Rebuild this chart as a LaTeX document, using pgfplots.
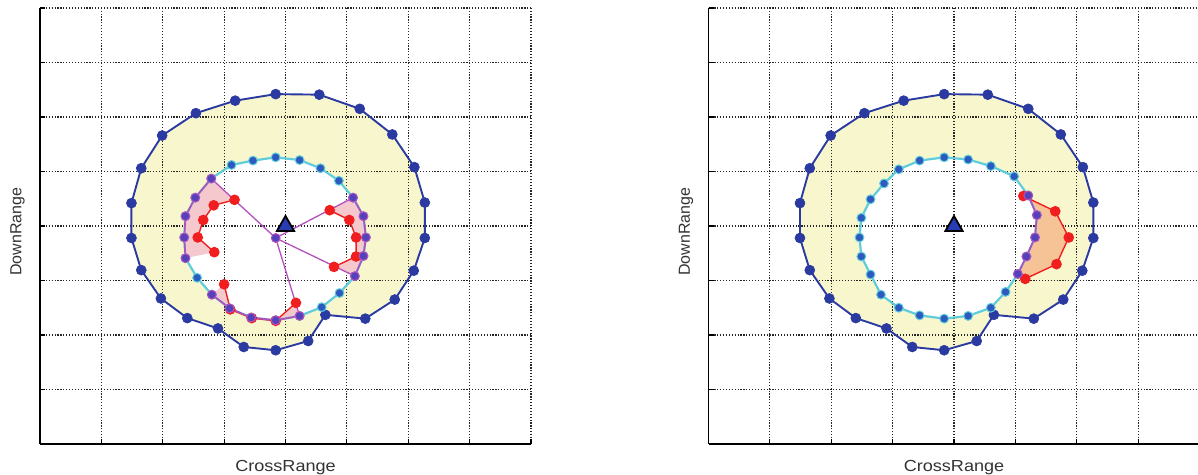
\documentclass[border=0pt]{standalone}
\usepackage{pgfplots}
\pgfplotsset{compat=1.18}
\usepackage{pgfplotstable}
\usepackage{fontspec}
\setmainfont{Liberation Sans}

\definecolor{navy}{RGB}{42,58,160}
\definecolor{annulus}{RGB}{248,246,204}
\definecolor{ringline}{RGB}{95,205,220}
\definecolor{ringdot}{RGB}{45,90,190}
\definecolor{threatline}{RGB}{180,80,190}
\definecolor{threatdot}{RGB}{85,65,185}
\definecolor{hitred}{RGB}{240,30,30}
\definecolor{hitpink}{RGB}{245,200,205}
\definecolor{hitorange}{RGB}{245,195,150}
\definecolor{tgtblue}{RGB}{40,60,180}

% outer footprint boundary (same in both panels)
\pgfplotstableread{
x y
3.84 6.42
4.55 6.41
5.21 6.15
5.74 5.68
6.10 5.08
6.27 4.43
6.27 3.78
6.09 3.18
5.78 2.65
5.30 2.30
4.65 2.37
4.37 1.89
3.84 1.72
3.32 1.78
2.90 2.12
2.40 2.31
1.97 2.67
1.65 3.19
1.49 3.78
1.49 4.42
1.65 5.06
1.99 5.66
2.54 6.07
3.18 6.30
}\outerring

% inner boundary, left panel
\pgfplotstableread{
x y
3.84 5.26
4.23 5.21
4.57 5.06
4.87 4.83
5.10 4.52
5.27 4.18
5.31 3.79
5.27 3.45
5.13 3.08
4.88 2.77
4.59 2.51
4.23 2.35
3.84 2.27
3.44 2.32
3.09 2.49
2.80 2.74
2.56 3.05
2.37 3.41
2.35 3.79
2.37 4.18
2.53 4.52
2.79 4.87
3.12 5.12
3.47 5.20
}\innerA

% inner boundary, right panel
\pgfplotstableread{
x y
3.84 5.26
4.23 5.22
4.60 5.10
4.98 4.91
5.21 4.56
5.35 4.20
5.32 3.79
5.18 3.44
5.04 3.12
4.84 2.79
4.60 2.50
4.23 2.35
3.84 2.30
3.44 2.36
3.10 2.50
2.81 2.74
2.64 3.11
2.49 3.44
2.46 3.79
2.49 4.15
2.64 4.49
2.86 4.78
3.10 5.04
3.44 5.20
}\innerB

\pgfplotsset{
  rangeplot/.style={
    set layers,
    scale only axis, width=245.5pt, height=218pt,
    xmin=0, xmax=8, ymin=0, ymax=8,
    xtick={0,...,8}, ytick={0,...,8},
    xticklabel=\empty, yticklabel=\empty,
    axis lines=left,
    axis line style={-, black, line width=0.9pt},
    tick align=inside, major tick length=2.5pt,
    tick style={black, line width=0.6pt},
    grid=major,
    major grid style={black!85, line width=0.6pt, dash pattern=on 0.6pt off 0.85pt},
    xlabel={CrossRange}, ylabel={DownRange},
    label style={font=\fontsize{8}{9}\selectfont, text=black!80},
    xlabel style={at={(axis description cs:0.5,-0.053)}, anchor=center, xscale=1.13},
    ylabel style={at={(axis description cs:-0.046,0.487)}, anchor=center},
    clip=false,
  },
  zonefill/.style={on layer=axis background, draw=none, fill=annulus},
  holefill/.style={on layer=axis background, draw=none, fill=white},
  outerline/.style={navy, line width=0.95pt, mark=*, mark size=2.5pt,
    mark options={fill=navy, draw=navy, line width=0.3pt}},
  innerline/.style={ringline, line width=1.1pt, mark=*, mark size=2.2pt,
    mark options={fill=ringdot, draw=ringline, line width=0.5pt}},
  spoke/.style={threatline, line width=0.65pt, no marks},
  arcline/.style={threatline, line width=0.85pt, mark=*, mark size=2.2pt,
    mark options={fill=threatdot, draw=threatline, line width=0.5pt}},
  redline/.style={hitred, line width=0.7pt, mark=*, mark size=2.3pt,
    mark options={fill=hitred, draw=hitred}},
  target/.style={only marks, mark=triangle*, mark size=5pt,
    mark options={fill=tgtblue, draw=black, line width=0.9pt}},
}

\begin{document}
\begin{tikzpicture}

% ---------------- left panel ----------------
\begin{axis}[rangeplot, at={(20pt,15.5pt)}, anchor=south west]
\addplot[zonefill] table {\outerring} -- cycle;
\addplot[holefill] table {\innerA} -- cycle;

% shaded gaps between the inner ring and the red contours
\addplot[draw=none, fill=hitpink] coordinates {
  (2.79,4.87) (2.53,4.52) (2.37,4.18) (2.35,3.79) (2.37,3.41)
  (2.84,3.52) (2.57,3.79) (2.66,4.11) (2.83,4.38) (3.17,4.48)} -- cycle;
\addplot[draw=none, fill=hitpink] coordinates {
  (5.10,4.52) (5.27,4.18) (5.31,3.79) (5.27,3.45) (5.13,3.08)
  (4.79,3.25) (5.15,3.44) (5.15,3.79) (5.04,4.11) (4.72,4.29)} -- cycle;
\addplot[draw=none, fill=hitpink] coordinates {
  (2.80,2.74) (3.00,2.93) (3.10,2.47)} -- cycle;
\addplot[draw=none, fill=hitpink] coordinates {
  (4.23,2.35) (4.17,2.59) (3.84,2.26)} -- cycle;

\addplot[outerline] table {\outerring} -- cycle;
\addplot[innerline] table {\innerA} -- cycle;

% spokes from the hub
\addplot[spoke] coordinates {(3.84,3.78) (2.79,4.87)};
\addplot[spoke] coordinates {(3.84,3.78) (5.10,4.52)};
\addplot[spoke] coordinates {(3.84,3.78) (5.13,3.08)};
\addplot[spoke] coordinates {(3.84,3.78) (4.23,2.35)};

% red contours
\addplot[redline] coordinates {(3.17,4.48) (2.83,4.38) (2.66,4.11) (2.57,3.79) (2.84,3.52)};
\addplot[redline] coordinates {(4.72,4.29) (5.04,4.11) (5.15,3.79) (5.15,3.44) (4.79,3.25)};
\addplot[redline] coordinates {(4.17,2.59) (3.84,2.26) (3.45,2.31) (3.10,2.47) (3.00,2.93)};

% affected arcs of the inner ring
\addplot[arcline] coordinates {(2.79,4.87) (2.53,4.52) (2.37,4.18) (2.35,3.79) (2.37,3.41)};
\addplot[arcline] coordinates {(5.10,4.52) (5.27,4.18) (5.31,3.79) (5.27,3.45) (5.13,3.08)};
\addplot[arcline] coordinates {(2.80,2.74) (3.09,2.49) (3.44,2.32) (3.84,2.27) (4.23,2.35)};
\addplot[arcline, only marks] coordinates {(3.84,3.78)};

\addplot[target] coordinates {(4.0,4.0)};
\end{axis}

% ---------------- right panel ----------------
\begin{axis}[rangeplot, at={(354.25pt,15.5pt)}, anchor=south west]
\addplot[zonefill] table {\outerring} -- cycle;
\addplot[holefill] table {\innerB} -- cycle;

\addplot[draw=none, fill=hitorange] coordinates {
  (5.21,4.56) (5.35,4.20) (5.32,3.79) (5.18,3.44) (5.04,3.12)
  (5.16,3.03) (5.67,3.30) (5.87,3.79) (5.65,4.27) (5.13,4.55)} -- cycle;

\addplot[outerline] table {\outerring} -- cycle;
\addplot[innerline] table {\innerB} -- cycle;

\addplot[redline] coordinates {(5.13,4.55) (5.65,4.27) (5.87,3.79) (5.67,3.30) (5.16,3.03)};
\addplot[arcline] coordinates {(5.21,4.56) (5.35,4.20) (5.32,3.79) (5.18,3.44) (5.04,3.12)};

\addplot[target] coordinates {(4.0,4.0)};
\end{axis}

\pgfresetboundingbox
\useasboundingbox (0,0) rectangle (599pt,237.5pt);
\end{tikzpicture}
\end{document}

TASK PROMPT:
Print the whole listing above once more, word for word, without its pictures.

SOLUTION TO THIS TASK:
Rebuild this chart as a LaTeX document, using pgfplots.
\documentclass[border=0pt]{standalone}
\usepackage{pgfplots}
\pgfplotsset{compat=1.18}
\usepackage{pgfplotstable}
\usepackage{fontspec}
\setmainfont{Liberation Sans}

\definecolor{navy}{RGB}{42,58,160}
\definecolor{annulus}{RGB}{248,246,204}
\definecolor{ringline}{RGB}{95,205,220}
\definecolor{ringdot}{RGB}{45,90,190}
\definecolor{threatline}{RGB}{180,80,190}
\definecolor{threatdot}{RGB}{85,65,185}
\definecolor{hitred}{RGB}{240,30,30}
\definecolor{hitpink}{RGB}{245,200,205}
\definecolor{hitorange}{RGB}{245,195,150}
\definecolor{tgtblue}{RGB}{40,60,180}

% outer footprint boundary (same in both panels)
\pgfplotstableread{
x y
3.84 6.42
4.55 6.41
5.21 6.15
5.74 5.68
6.10 5.08
6.27 4.43
6.27 3.78
6.09 3.18
5.78 2.65
5.30 2.30
4.65 2.37
4.37 1.89
3.84 1.72
3.32 1.78
2.90 2.12
2.40 2.31
1.97 2.67
1.65 3.19
1.49 3.78
1.49 4.42
1.65 5.06
1.99 5.66
2.54 6.07
3.18 6.30
}\outerring

% inner boundary, left panel
\pgfplotstableread{
x y
3.84 5.26
4.23 5.21
4.57 5.06
4.87 4.83
5.10 4.52
5.27 4.18
5.31 3.79
5.27 3.45
5.13 3.08
4.88 2.77
4.59 2.51
4.23 2.35
3.84 2.27
3.44 2.32
3.09 2.49
2.80 2.74
2.56 3.05
2.37 3.41
2.35 3.79
2.37 4.18
2.53 4.52
2.79 4.87
3.12 5.12
3.47 5.20
}\innerA

% inner boundary, right panel
\pgfplotstableread{
x y
3.84 5.26
4.23 5.22
4.60 5.10
4.98 4.91
5.21 4.56
5.35 4.20
5.32 3.79
5.18 3.44
5.04 3.12
4.84 2.79
4.60 2.50
4.23 2.35
3.84 2.30
3.44 2.36
3.10 2.50
2.81 2.74
2.64 3.11
2.49 3.44
2.46 3.79
2.49 4.15
2.64 4.49
2.86 4.78
3.10 5.04
3.44 5.20
}\innerB

\pgfplotsset{
  rangeplot/.style={
    set layers,
    scale only axis, width=245.5pt, height=218pt,
    xmin=0, xmax=8, ymin=0, ymax=8,
    xtick={0,...,8}, ytick={0,...,8},
    xticklabel=\empty, yticklabel=\empty,
    axis lines=left,
    axis line style={-, black, line width=0.9pt},
    tick align=inside, major tick length=2.5pt,
    tick style={black, line width=0.6pt},
    grid=major,
    major grid style={black!85, line width=0.6pt, dash pattern=on 0.6pt off 0.85pt},
    xlabel={CrossRange}, ylabel={DownRange},
    label style={font=\fontsize{8}{9}\selectfont, text=black!80},
    xlabel style={at={(axis description cs:0.5,-0.053)}, anchor=center, xscale=1.13},
    ylabel style={at={(axis description cs:-0.046,0.487)}, anchor=center},
    clip=false,
  },
  zonefill/.style={on layer=axis background, draw=none, fill=annulus},
  holefill/.style={on layer=axis background, draw=none, fill=white},
  outerline/.style={navy, line width=0.95pt, mark=*, mark size=2.5pt,
    mark options={fill=navy, draw=navy, line width=0.3pt}},
  innerline/.style={ringline, line width=1.1pt, mark=*, mark size=2.2pt,
    mark options={fill=ringdot, draw=ringline, line width=0.5pt}},
  spoke/.style={threatline, line width=0.65pt, no marks},
  arcline/.style={threatline, line width=0.85pt, mark=*, mark size=2.2pt,
    mark options={fill=threatdot, draw=threatline, line width=0.5pt}},
  redline/.style={hitred, line width=0.7pt, mark=*, mark size=2.3pt,
    mark options={fill=hitred, draw=hitred}},
  target/.style={only marks, mark=triangle*, mark size=5pt,
    mark options={fill=tgtblue, draw=black, line width=0.9pt}},
}

\begin{document}
\begin{tikzpicture}

% ---------------- left panel ----------------
\begin{axis}[rangeplot, at={(20pt,15.5pt)}, anchor=south west]
\addplot[zonefill] table {\outerring} -- cycle;
\addplot[holefill] table {\innerA} -- cycle;

% shaded gaps between the inner ring and the red contours
\addplot[draw=none, fill=hitpink] coordinates {
  (2.79,4.87) (2.53,4.52) (2.37,4.18) (2.35,3.79) (2.37,3.41)
  (2.84,3.52) (2.57,3.79) (2.66,4.11) (2.83,4.38) (3.17,4.48)} -- cycle;
\addplot[draw=none, fill=hitpink] coordinates {
  (5.10,4.52) (5.27,4.18) (5.31,3.79) (5.27,3.45) (5.13,3.08)
  (4.79,3.25) (5.15,3.44) (5.15,3.79) (5.04,4.11) (4.72,4.29)} -- cycle;
\addplot[draw=none, fill=hitpink] coordinates {
  (2.80,2.74) (3.00,2.93) (3.10,2.47)} -- cycle;
\addplot[draw=none, fill=hitpink] coordinates {
  (4.23,2.35) (4.17,2.59) (3.84,2.26)} -- cycle;

\addplot[outerline] table {\outerring} -- cycle;
\addplot[innerline] table {\innerA} -- cycle;

% spokes from the hub
\addplot[spoke] coordinates {(3.84,3.78) (2.79,4.87)};
\addplot[spoke] coordinates {(3.84,3.78) (5.10,4.52)};
\addplot[spoke] coordinates {(3.84,3.78) (5.13,3.08)};
\addplot[spoke] coordinates {(3.84,3.78) (4.23,2.35)};

% red contours
\addplot[redline] coordinates {(3.17,4.48) (2.83,4.38) (2.66,4.11) (2.57,3.79) (2.84,3.52)};
\addplot[redline] coordinates {(4.72,4.29) (5.04,4.11) (5.15,3.79) (5.15,3.44) (4.79,3.25)};
\addplot[redline] coordinates {(4.17,2.59) (3.84,2.26) (3.45,2.31) (3.10,2.47) (3.00,2.93)};

% affected arcs of the inner ring
\addplot[arcline] coordinates {(2.79,4.87) (2.53,4.52) (2.37,4.18) (2.35,3.79) (2.37,3.41)};
\addplot[arcline] coordinates {(5.10,4.52) (5.27,4.18) (5.31,3.79) (5.27,3.45) (5.13,3.08)};
\addplot[arcline] coordinates {(2.80,2.74) (3.09,2.49) (3.44,2.32) (3.84,2.27) (4.23,2.35)};
\addplot[arcline, only marks] coordinates {(3.84,3.78)};

\addplot[target] coordinates {(4.0,4.0)};
\end{axis}

% ---------------- right panel ----------------
\begin{axis}[rangeplot, at={(354.25pt,15.5pt)}, anchor=south west]
\addplot[zonefill] table {\outerring} -- cycle;
\addplot[holefill] table {\innerB} -- cycle;

\addplot[draw=none, fill=hitorange] coordinates {
  (5.21,4.56) (5.35,4.20) (5.32,3.79) (5.18,3.44) (5.04,3.12)
  (5.16,3.03) (5.67,3.30) (5.87,3.79) (5.65,4.27) (5.13,4.55)} -- cycle;

\addplot[outerline] table {\outerring} -- cycle;
\addplot[innerline] table {\innerB} -- cycle;

\addplot[redline] coordinates {(5.13,4.55) (5.65,4.27) (5.87,3.79) (5.67,3.30) (5.16,3.03)};
\addplot[arcline] coordinates {(5.21,4.56) (5.35,4.20) (5.32,3.79) (5.18,3.44) (5.04,3.12)};

\addplot[target] coordinates {(4.0,4.0)};
\end{axis}

\pgfresetboundingbox
\useasboundingbox (0,0) rectangle (599pt,237.5pt);
\end{tikzpicture}
\end{document}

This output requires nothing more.